Vorrei finire con alcune piccole osservazioni: a me piace ricordare che noi siamo figli e figlie di Dio, riscoprire la ‘filialità’, l’intimità. E riscoprire nella comunità la nostra dimensione di persona, l’io e il noi, non separarli mai. Nell’esperienza  di Gesù c’è sempre l’appello al ‘vieni e seguimi’, ma c’è sempre anche l’appello a dividere il pane, a considerarci insieme. L’altra cosa che vi consiglio come preghiera: guardiamoci dal ripetere frettolosamente il Padre nostro. Non sarebbe meglio, questo è il mio metodo, dire: “Padre nostro che sei nei cieli, sia santificato il tuo nome” e fermarsi dieci minuti  in silenzio, altre volte dire: ”sia fatta la tua volontà”, altre recitarlo tutto? Ma mi chiedo: qualche volta non è meglio fermarci? Il rischio è ripetere e ripetere, invece bisogna fermarsi. Bisogna contrastare questo elemento della ripetizione. Le parole hanno un senso; quando sono parole che impegnano la vita, noi le proferiamo con un certo tremore. La parola è densa di responsabilità, deve avere una correlazione con la vita. In questa società del non pensiero, dove è facile non pensare, qualche volta mi sembra opportuno soffermarci. Non è un modo per appesantire, è un modo per approfondire.

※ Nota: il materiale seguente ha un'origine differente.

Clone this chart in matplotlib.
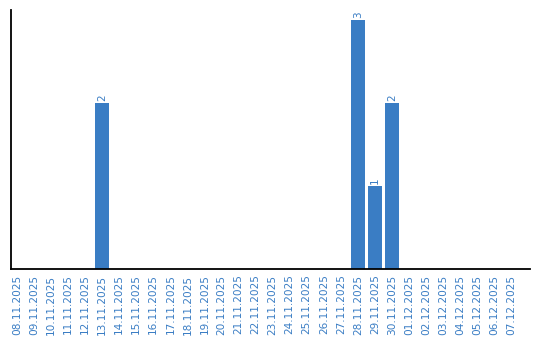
import numpy as np
import matplotlib
matplotlib.use("Agg")
import matplotlib.pyplot as plt

# data
dates = ["08.11.2025", "09.11.2025", "10.11.2025", "11.11.2025", "12.11.2025",
         "13.11.2025", "14.11.2025", "15.11.2025", "16.11.2025", "17.11.2025",
         "18.11.2025", "19.11.2025", "20.11.2025", "21.11.2025", "22.11.2025",
         "23.11.2025", "24.11.2025", "25.11.2025", "26.11.2025", "27.11.2025",
         "28.11.2025", "29.11.2025", "30.11.2025", "01.12.2025", "02.12.2025",
         "03.12.2025", "04.12.2025", "05.12.2025", "06.12.2025", "07.12.2025"]
counts = [0, 0, 0, 0, 0, 2, 0, 0, 0, 0,
          0, 0, 0, 0, 0, 0, 0, 0, 0, 0,
          3, 1, 2, 0, 0, 0, 0, 0, 0, 0]

blue = "#3a7dc4"

fig = plt.figure(figsize=(5.4, 3.4), dpi=100)
ax = fig.add_axes([11 / 540, 71 / 340, 519 / 540, 259 / 340])

x = np.arange(len(dates))
ax.bar(x, counts, width=0.8, color=blue)

# value labels on non-empty days
for xi, c in zip(x, counts):
    if c > 0:
        ax.text(xi, c + 0.02, str(c), rotation=90, ha="center", va="bottom",
                color=blue, fontsize=7.5)

ax.set_xlim(-0.35, 30.1)
ax.set_ylim(0, 3.12)
ax.set_xticks(x)
ax.set_xticklabels(dates, rotation=90, color=blue, fontsize=7.6)
ax.tick_params(axis="x", length=0, pad=4)
ax.set_yticks([])

ax.spines["top"].set_visible(False)
ax.spines["right"].set_visible(False)
ax.spines["left"].set_linewidth(1.3)
ax.spines["bottom"].set_linewidth(1.3)

fig.savefig("out.png", dpi=100)
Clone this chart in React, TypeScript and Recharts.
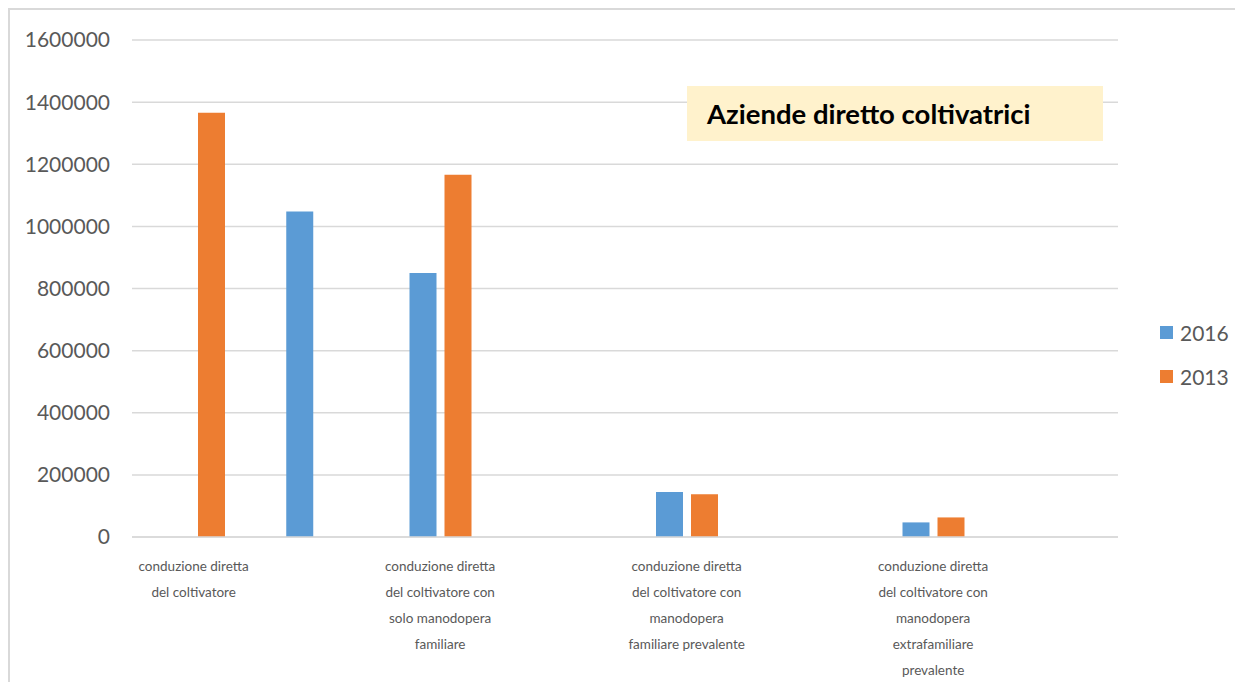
import { BarChart, Bar, XAxis, YAxis, CartesianGrid, Legend } from "recharts";

// categorie (le fasce vuote servono a riprodurre la spaziatura del grafico originale)
const categorie = [
  "conduzione diretta\ndel coltivatore",
  "",
  "conduzione diretta\ndel coltivatore con\nsolo manodopera\nfamiliare",
  "",
  "conduzione diretta\ndel coltivatore con\nmanodopera\nfamiliare prevalente",
  "",
  "conduzione diretta\ndel coltivatore con\nmanodopera\nextrafamiliare\nprevalente",
  "",
];

const valori2016 = [null, 1048000, 850000, null, 145000, null, 47000, null];
const valori2013 = [1366000, null, 1166000, null, 138000, null, 63000, null];

const yTicks = [0, 200000, 400000, 600000, 800000, 1000000, 1200000, 1400000, 1600000];

const ordineLegenda = ["2016", "2013"];

const data = categorie.map((categoria, i) => ({
  categoria,
  v2016: valori2016[i],
  v2013: valori2013[i],
}));

const FONT = "Lato, 'Open Sans', sans-serif";
const GREY = "#595959";

function CategoryTick(props: any) {
  const { x, y, payload } = props;
  const lines: string[] = String(payload.value || "").split("\n").filter((l) => l);
  return (
    <g transform={`translate(${x},${y})`}>
      {lines.map((line, i) => (
        <text
          key={i}
          x={0}
          y={21 + i * 26}
          textAnchor="middle"
          dominantBaseline="central"
          fill={GREY}
          fontSize={13.5}
          fontFamily={FONT}
        >
          {line}
        </text>
      ))}
    </g>
  );
}

function LegendContent(props: any) {
  const items = [...(props.payload || [])].sort(
    (a: any, b: any) => ordineLegenda.indexOf(a.value) - ordineLegenda.indexOf(b.value)
  );
  return (
    <div style={{ fontFamily: FONT }}>
      {items.map((entry: any) => (
        <div key={entry.value} style={{ display: "flex", alignItems: "center", height: 44 }}>
          <span style={{ width: 13, height: 13, background: entry.color, marginRight: 7 }} />
          <span style={{ fontSize: 21, color: GREY }}>{entry.value}</span>
        </div>
      ))}
    </div>
  );
}

export default function App() {
  return (
    <div
      style={{
        position: "relative",
        width: 1227,
        height: 674,
        boxSizing: "border-box",
        borderLeft: "2px solid #d9d9d9",
        borderTop: "2px solid #d9d9d9",
        background: "#fff",
      }}
    >
      <BarChart
        width={1225}
        height={672}
        data={data}
        margin={{ top: 30, right: 117, bottom: 0, left: 0 }}
        barSize={27}
        barGap={8}
      >
        <CartesianGrid vertical={false} stroke="#d9d9d9" strokeWidth={1.5} />
        <XAxis
          dataKey="categoria"
          interval={0}
          height={145}
          tickLine={false}
          axisLine={{ stroke: "#d9d9d9", strokeWidth: 1.5 }}
          tick={<CategoryTick />}
        />
        <YAxis
          width={122}
          domain={[0, 1600000]}
          ticks={yTicks}
          interval={0}
          axisLine={false}
          tickLine={false}
          tickMargin={16}
          tick={{ fill: GREY, fontSize: 21, fontFamily: FONT }}
        />
        <Legend
          layout="vertical"
          align="center"
          verticalAlign="middle"
          wrapperStyle={{ left: 1150, top: 300, width: 90 }}
          content={<LegendContent />}
        />
        <Bar dataKey="v2016" name="2016" fill="#5b9bd5" isAnimationActive={false} />
        <Bar dataKey="v2013" name="2013" fill="#ed7d31" isAnimationActive={false} />
      </BarChart>
      <div
        style={{
          position: "absolute",
          left: 677,
          top: 76,
          width: 416,
          height: 55,
          background: "#fff2cc",
          display: "flex",
          alignItems: "center",
          paddingLeft: 20,
          boxSizing: "border-box",
          fontFamily: FONT,
          fontWeight: 700,
          fontSize: 27.5,
          color: "#000",
        }}
      >
        Aziende diretto coltivatrici
      </div>
    </div>
  );
}
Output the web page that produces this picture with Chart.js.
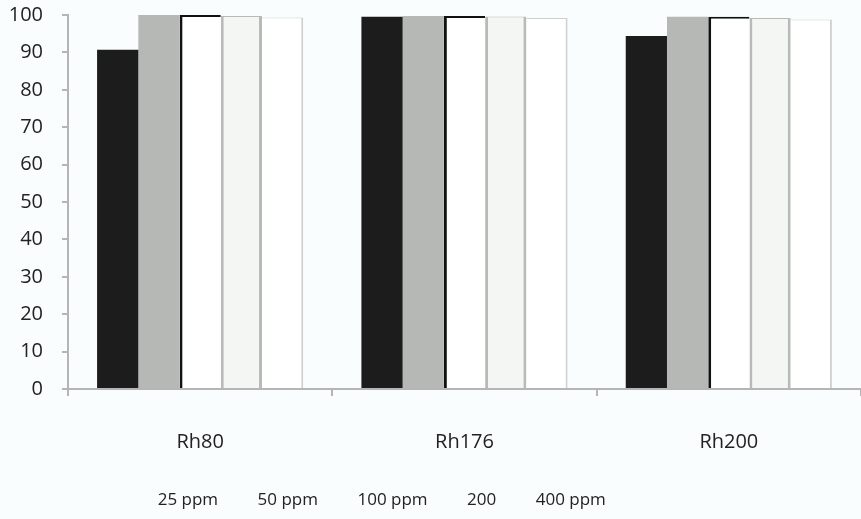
<!DOCTYPE html>
<html>
<head>
<meta charset="utf-8">
<script src="https://cdn.jsdelivr.net/npm/chart.js@4.4.1/dist/chart.umd.min.js"></script>
<style>
  html, body { margin: 0; padding: 0; background: #fafdfd; }
  #wrap { width: 861px; height: 519px; }
</style>
</head>
<body>
<div id="wrap"><canvas id="myChart"></canvas></div>
<script>
// data
const categories = ["Rh80", "Rh176", "Rh200"];
const seriesNames = ["25 ppm", "50 ppm", "100 ppm", "200", "400 ppm"];
const ppm25 = [90.7, 99.5, 94.4];
const ppm50 = [100, 99.7, 99.5];
const ppm100 = [100, 99.7, 99.5];
const ppm200 = [99.7, 99.6, 99.2];
const ppm400 = [99.3, 99.2, 98.8];
const yTicks = [0, 10, 20, 30, 40, 50, 60, 70, 80, 90, 100];

const axisGray = "#b4b6b6";
const font = "Open Sans";

// nudge the legend left, like in the original
const shiftLegend = {
  id: "shiftLegend",
  afterLayout(chart) {
    chart.legend.left -= 67;
    chart.legend.right -= 67;
  }
};

const ctx = document.getElementById("myChart");

new Chart(ctx, {
  type: "bar",
  data: {
    labels: categories,
    datasets: [
      { label: seriesNames[0], data: ppm25, backgroundColor: "#1b1c1b", borderWidth: 0 },
      { label: seriesNames[1], data: ppm50, backgroundColor: "#b6b8b6", borderWidth: 0 },
      { label: seriesNames[2], data: ppm100, backgroundColor: "#ffffff",
        borderColor: "#111111", borderWidth: { left: 3, top: 2, right: 0, bottom: 0 } },
      { label: seriesNames[3], data: ppm200, backgroundColor: "#f3f6f3",
        borderColor: "#b8bab8", borderWidth: { left: 3, top: 1, right: 3, bottom: 0 } },
      { label: seriesNames[4], data: ppm400, backgroundColor: "#ffffff",
        borderColor: "#cfd1cf", borderWidth: { left: 0, top: 1, right: 2, bottom: 0 } }
    ]
  },
  options: {
    responsive: true,
    maintainAspectRatio: false,
    animation: false,
    layout: { padding: { top: 0, left: 5, right: 0, bottom: 0 } },
    datasets: {
      bar: { categoryPercentage: 0.78, barPercentage: 1, borderSkipped: false }
    },
    scales: {
      x: {
        offset: true,
        grid: { display: true, offset: true, drawOnChartArea: false, tickLength: 7, color: axisGray, lineWidth: 2 },
        border: { color: axisGray, width: 2 },
        ticks: { color: "#222", font: { family: font, size: 20 }, padding: 34 },
        afterFit: (axis) => { axis.height -= 4; }
      },
      y: {
        min: 0,
        max: 100,
        afterBuildTicks: (axis) => { axis.ticks = yTicks.map(v => ({ value: v })); },
        afterFit: (axis) => {
          axis.width = 63;
          axis.paddingTop = 15;
          axis.paddingBottom = 12;
        },
        grid: { display: true, drawOnChartArea: false, tickLength: 6, color: axisGray, lineWidth: 2 },
        border: { color: axisGray, width: 2 },
        ticks: { color: "#222", font: { family: font, size: 20 }, padding: 19 }
      }
    },
    plugins: {
      legend: {
        position: "bottom",
        labels: {
          boxWidth: 23,
          boxHeight: 0,
          padding: 8,
          color: "#222",
          font: { family: font, size: 17 },
          generateLabels: (chart) => chart.data.datasets.map((ds, i) => ({
            text: ds.label, fillStyle: "transparent", strokeStyle: "transparent",
            lineWidth: 0, datasetIndex: i, fontColor: "#222"
          }))
        }
      },
      tooltip: { enabled: false }
    }
  },
  plugins: [shiftLegend]
});
</script>
</body>
</html>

Se invece di riconoscere il cristianesimo in 5 o 6 dogmi , riconoscessimo che questo è il compendio della vita cristiana: guardare a Dio, riconoscere il suo amore, che venga la sua giustizia, la sua volontà nel mondo, che ci sia il pane per tutti, che noi pensiamo personalmente a dividerlo, che ci si perdoni e che si tenti di liberare il mondo dal male. Ma non e tutta qui la strada di Gesù? E come mai dalla narrazione e dalla prassi, siamo passati ad una dogmatica che non ha nessun interesse, che non ha nessun fondamento? Della chiesa occorre smantellare questa architettura umana, padronale ed arrivare a capire che l’essenza è questo guardare a Dio in una pratica di giustizia, di amore, di riconoscimento e di vita nel mondo. Mi sembra che il Padre nostro possa rappresentare per ciascuno e ciascuna di noi, per i vostri figli e le vostre figlie un’ispirazione, un sentiero della nostra vita e soprattutto un sentiero in cui la nostra vita incontra Dio, noi, il mondo. Tre cose da non separare mai. Bonhoeffer, prima di essere ucciso da Hitler, questo grande teologo, disse: “Oggi nella mia fede non riesco più a parlare del mondo senza Dio…e non riesco a guardare a Dio senza il mondo”. Mi è sembrato sempre il progetto di una vita cristiana in cui se pensiamo a Dio non fuggiamo dalla realtà del mondo, dalle responsabilità, e se pensiamo al mondo e ci immergiamo nelle lotte, nelle speranze, non perdiamo di vista Dio.